While 79 per cent of organisations believe employees prefer to work in an office , only 39 per cent of employees would prefer to work from an office full time, according to NTT Ltd, a global technology and business solutions provider.
"Currently, the narrative is all about remote working, but the reality of employees' needs is much more complicated, and any failure to accurately assess and respond to that fact presents a serious risk to organisations," said Alex Bennett, Global Senior Vice President, GTM Solutions at NTT Ltd.
"We found that work-life balance and commute times are now the two biggest factors people look at when deciding where to work, and so performing well on workforce and workplace strategy will be a real competitive advantage," he said in a statement.
Compared to operations staff, CEOs are 20 percentage points more likely to believe that their organisation is very effective at managing working hours, 28 points more likely to believe that they are effective at preventing burnout, and 41 points more likely to be very satisfied with their organisation's employee experience (EX) capabilities.

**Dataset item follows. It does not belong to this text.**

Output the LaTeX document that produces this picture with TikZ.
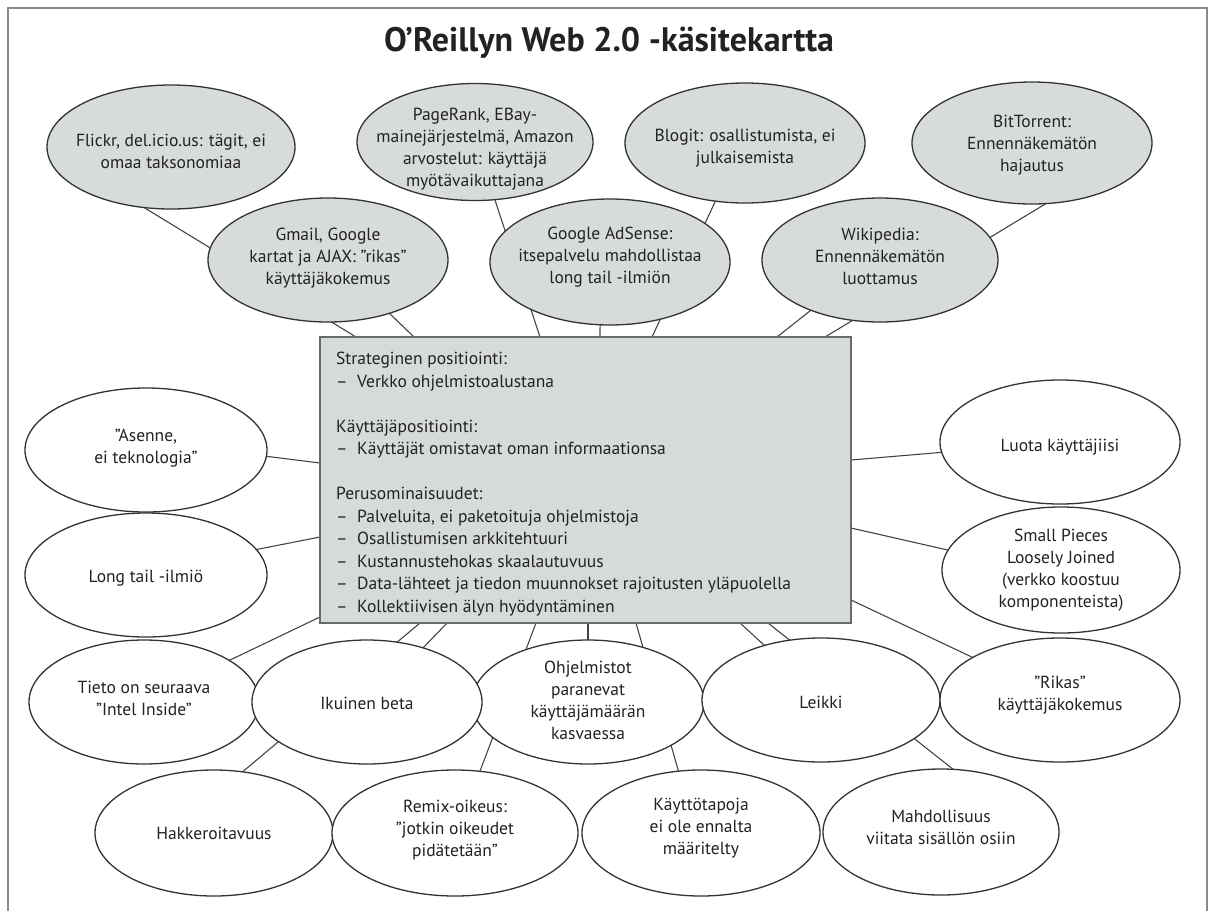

"This awareness gap mirrors a serious lack of employee confidence, with just 38 per cent saying that their employer fully values their health and well-being, and only 23 per cent saying they are very happy working for their employer," the findings showed.
Nonetheless, 82 per cent of organisations are engaged in reshaping their office space over the next 12 months to foster an environment of innovation and social connection.
"Clearly, there's an awareness on some level that immature workforce strategies will lead to employee discontent, and that work should be led by what people actually need," said Bennett.